Historical context note
This is one of a series of photographs taken by Lawton of the archaeological sites of Anuradhapura, Mihintale, Polonnaruwa and Sigiriya (1870-71). This series was commissioned by the Archaeological Committee (set up by the Governor of Ceylon in 1868) and became his signature work. Photographic surveys, conducted by Lawton and competitors such as the more prolific commercial firm WLH Skeen and Co., coincided with antiquarian scholarship that emerged as a result of the deforestation necessary to lay roadways, railways and plantations in the last quarter of the nineteenth century. This process was propelled by an expansion of both the export and tourist economies. A colleague of Lawton's proposed that his involvement in the physical labour of clearing the archaeological sites that he photographed contributed to his death. After Lawton's death, many prints were produced by the firm for the tourist market, however, the original negatives were sold to a variety of different clients and are now considered to be lost.
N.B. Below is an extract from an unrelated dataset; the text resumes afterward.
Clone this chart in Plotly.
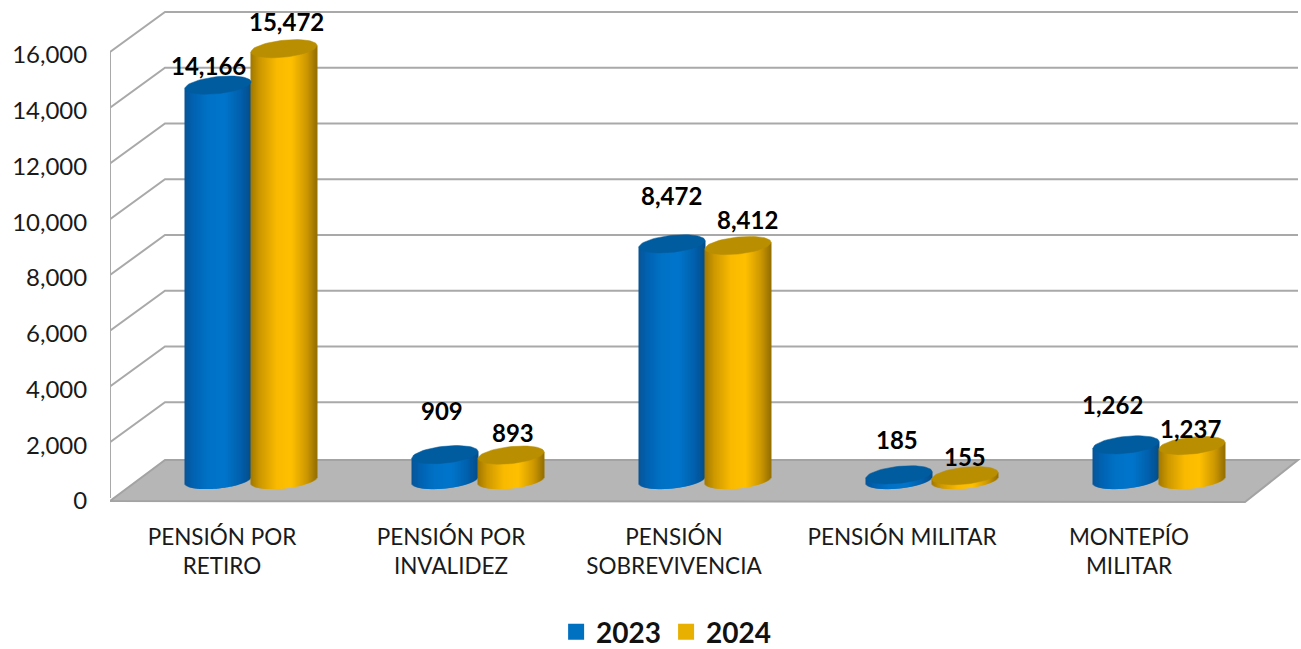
import numpy as np
import plotly.graph_objects as go

categories = ["PENSIÓN POR<br>RETIRO", "PENSIÓN POR<br>INVALIDEZ", "PENSIÓN<br>SOBREVIVENCIA", "PENSIÓN MILITAR", "MONTEPÍO<br>MILITAR"]
values_2023 = [14166, 909, 8472, 185, 1262]
values_2024 = [15472, 893, 8412, 155, 1237]
y_ticks = [0, 2000, 4000, 6000, 8000, 10000, 12000, 14000, 16000]

FONT = "Lato"
W, H = 1301, 649
L, PB = 110, 510            # plot area: pixel left, pixel bottom
CAT0, CATW = 222, 227       # pixel of first category, pixels per category
PX_PER_UNIT = 446 / 16000
Y0 = 498                    # pixel of value 0 on the front axis

def X(px): return (np.asarray(px, float) - CAT0) / CATW
def Y(py): return (Y0 - np.asarray(py, float)) / PX_PER_UNIT
def DY(p): return np.asarray(p, float) / PX_PER_UNIT

GROUP_SHIFT = 29 / CATW
HALF_W = 33 / CATW
CYL_OFF = 33 / CATW
BASE = DY(18)
RY, TILT = 8.5, 3.3
LABEL_PX = [222, 451, 674, 902, 1129]

def lerp_colors(stops, t):
    ts = [s[0] for s in stops]
    chans = [np.interp(t, ts, [s[1][i] for s in stops]) for i in range(3)]
    return ["rgb(%d,%d,%d)" % (a, b, c) for a, b, c in zip(*chans)]

BLUE_STOPS = [(0, (8, 84, 150)), (.12, (2, 98, 176)), (.35, (0, 114, 198)), (.6, (0, 118, 204)), (.85, (2, 96, 172)), (1, (6, 78, 138))]
GOLD_STOPS = [(0, (160, 120, 0)), (.14, (205, 152, 0)), (.4, (250, 186, 0)), (.62, (255, 192, 0)), (.85, (205, 152, 0)), (1, (150, 112, 0))]

N = 66
u = (np.arange(N) + .5) / N * 2 - 1

def cylinder_arrays(values, side, stops):
    xs, ys, bases, cols = [], [], [], []
    shade = lerp_colors(stops, (u + 1) / 2)
    for i, v in enumerate(values):
        cx = i + GROUP_SHIFT + side * CYL_OFF
        low = BASE + DY(-RY * np.sqrt(1 - u ** 2) + TILT * u)
        top = BASE + v + DY(TILT * u)
        xs += list(cx + u * HALF_W)
        bases += list(low)
        ys += list(top - low)
        cols += shade
    return xs, ys, bases, cols

def cap_trace(v, i, side, color):
    cx = i + GROUP_SHIFT + side * CYL_OFF
    t = np.linspace(0, 2 * np.pi, 61)
    return go.Scatter(x=cx + HALF_W * np.cos(t),
                      y=BASE + v + DY(RY * np.sin(t) + TILT * np.cos(t)),
                      mode="lines", fill="toself", fillcolor=color,
                      line=dict(color=color, width=0.5),
                      showlegend=False, hoverinfo="skip")

fig = go.Figure()

# walls: one gridline per tick, front edge to back edge to right side
GRID = "#a9a9a9"
shapes = []
def path(xs, ys, close=False):
    xs = np.asarray(xs, float); ys = np.asarray(ys, float)
    d = "M " + " L ".join(f"{a:.5f},{b:.2f}" for a, b in zip(xs, ys))
    return d + (" Z" if close else "")

for tv in y_ticks[1:]:
    shapes.append(dict(type="path", layer="below", xref="x", yref="y",
                       path=path(X([110, 165, 1298]), [tv, tv + DY(40), tv + DY(40)]),
                       line=dict(color=GRID, width=2)))
shapes.append(dict(type="line", layer="below", xref="x", yref="y",
                   x0=float(X(110)), x1=float(X(110)), y0=0, y1=16000,
                   line=dict(color=GRID, width=2)))
shapes.append(dict(type="path", layer="below", xref="x", yref="y",
                   path=path(X([110, 165, 1298, 1245]), Y([501, 460, 460, 502]), close=True),
                   fillcolor="#b6b6b6", line=dict(color="#a3a3a3", width=2)))

for vals, side, stops, name in [
    (values_2023, -1, BLUE_STOPS, "2023"),
    (values_2024, 1, GOLD_STOPS, "2024"),
]:
    xs, ys, bases, cols = cylinder_arrays(vals, side, stops)
    fig.add_trace(go.Bar(x=xs, y=ys, base=bases, width=2 * HALF_W / N * 2,
                         marker=dict(color=cols, line=dict(width=0)),
                         name=name, showlegend=False, hoverinfo="skip"))

for vals, side, cap in [(values_2023, -1, "#015c9f"), (values_2024, 1, "#b98e00")]:
    for i, v in enumerate(vals):
        fig.add_trace(cap_trace(v, i, side, cap))

# legend entries
for name, color in [("2023", "#0070c0"), ("2024", "#e8b000")]:
    fig.add_trace(go.Scatter(x=[None], y=[None], mode="markers", name=name,
                             marker=dict(symbol="square", size=18, color=color)))

# data labels: pixel nudges from the cylinder top
nudge_2023 = [(-10, 20), (-3, 44), (-1, 48), (-2, 35), (-14, 40)]
nudge_2024 = [(2, 27), (2, 23), (9, 26), (0, 19), (-2, 17)]
for vals, side, nudges in [(values_2023, -1, nudge_2023), (values_2024, 1, nudge_2024)]:
    for i, (v, (dx, dy)) in enumerate(zip(vals, nudges)):
        fig.add_annotation(x=i + GROUP_SHIFT + side * CYL_OFF, y=BASE + v,
                           text="<b>{:,}</b>".format(v), showarrow=False,
                           xshift=dx, yshift=dy,
                           font=dict(family=FONT, size=24, color="#000000"))

fig.update_layout(
    shapes=shapes,
    template="none",
    width=W, height=H,
    paper_bgcolor="white", plot_bgcolor="white",
    barmode="overlay",
    margin=dict(l=L, r=0, t=0, b=H - PB, pad=0, autoexpand=False),
    font=dict(family=FONT, color="#1a1a1a"),
    xaxis=dict(range=[float(X(L)), float(X(W))], showgrid=False, zeroline=False, showline=False,
               tickmode="array", tickvals=[float(X(p)) for p in LABEL_PX], ticktext=categories,
               tickfont=dict(family=FONT, size=22.5, color="#1a1a1a"),
               ticks="outside", ticklen=7, tickcolor="rgba(0,0,0,0)", fixedrange=True, automargin=False),
    yaxis=dict(range=[float(Y(PB)), float(Y(0))], showgrid=False, zeroline=False, showline=False,
               tickmode="array", tickvals=y_ticks, tickformat=",d",
               tickfont=dict(family=FONT, size=24, color="#1a1a1a"), ticklabelshift=3,
               ticks="outside", ticklen=17, tickcolor="rgba(0,0,0,0)", fixedrange=True, automargin=False),
    legend=dict(orientation="h", xref="container", yref="container", x=0.512, y=0.026,
                xanchor="center", yanchor="middle",
                font=dict(family=FONT, size=28, color="#111111", weight="bold"),
                bgcolor="rgba(0,0,0,0)"),
)
fig.write_html("out.html", config={"displayModeBar": False},
               post_script="document.body.style.margin='0';document.documentElement.style.overflow='hidden';")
Photograph of the Et Vihara Dagoba at Mihintale, Sri Lanka, by Joseph Lawton, albumen print, 1870-1.
Bibliographic References (Citation, Note/Abstract, NAL no)
Regeneration: A Reappraisal of Photography in Ceylon, 1850-1900. London: British Council, 2000. ISBN 086355444X
Falconer, John. Pattern of photographic surveys: Joseph Lawton in Ceylon. In: Pelizzari, Maria Antonella. ed. Traces of India: Photography, Architecture, and the Politics of Representation, 1850-1900. Montréal: Canadian Centre for Architecture, 2003. 156-173p., ISBN 0920785743.
Likely printed between 1872 and 1882
Attribution note: This is one of a series of photographs taken by Lawton of the archaeological sites of Anuradhapura, Mihintale, Polonnaruwa and Sigiriya (1870-71), commissioned by the Archaeological Committee which the Governor of Ceylon set up in 1868. Two sets of these photographs were produced by Lawton: one which remained in Sri Lanka (now in such poor condition it is considered to be unusable) and a second which was sent to the Colonial Office in London (first kept in the Library of the Foreign and Commonwealth Office and now in The National Archives). After Lawton's death in 1872, further images were produced by the firm under the supervision of his wife and sold largely to a tourist market. Reprints of this particular photograph appear in an album currently held in the Word and Image Department (PH.1202:85-1920) as well as in the Scott Collection (92/16/3) within the India Office Select Materials of the British Library.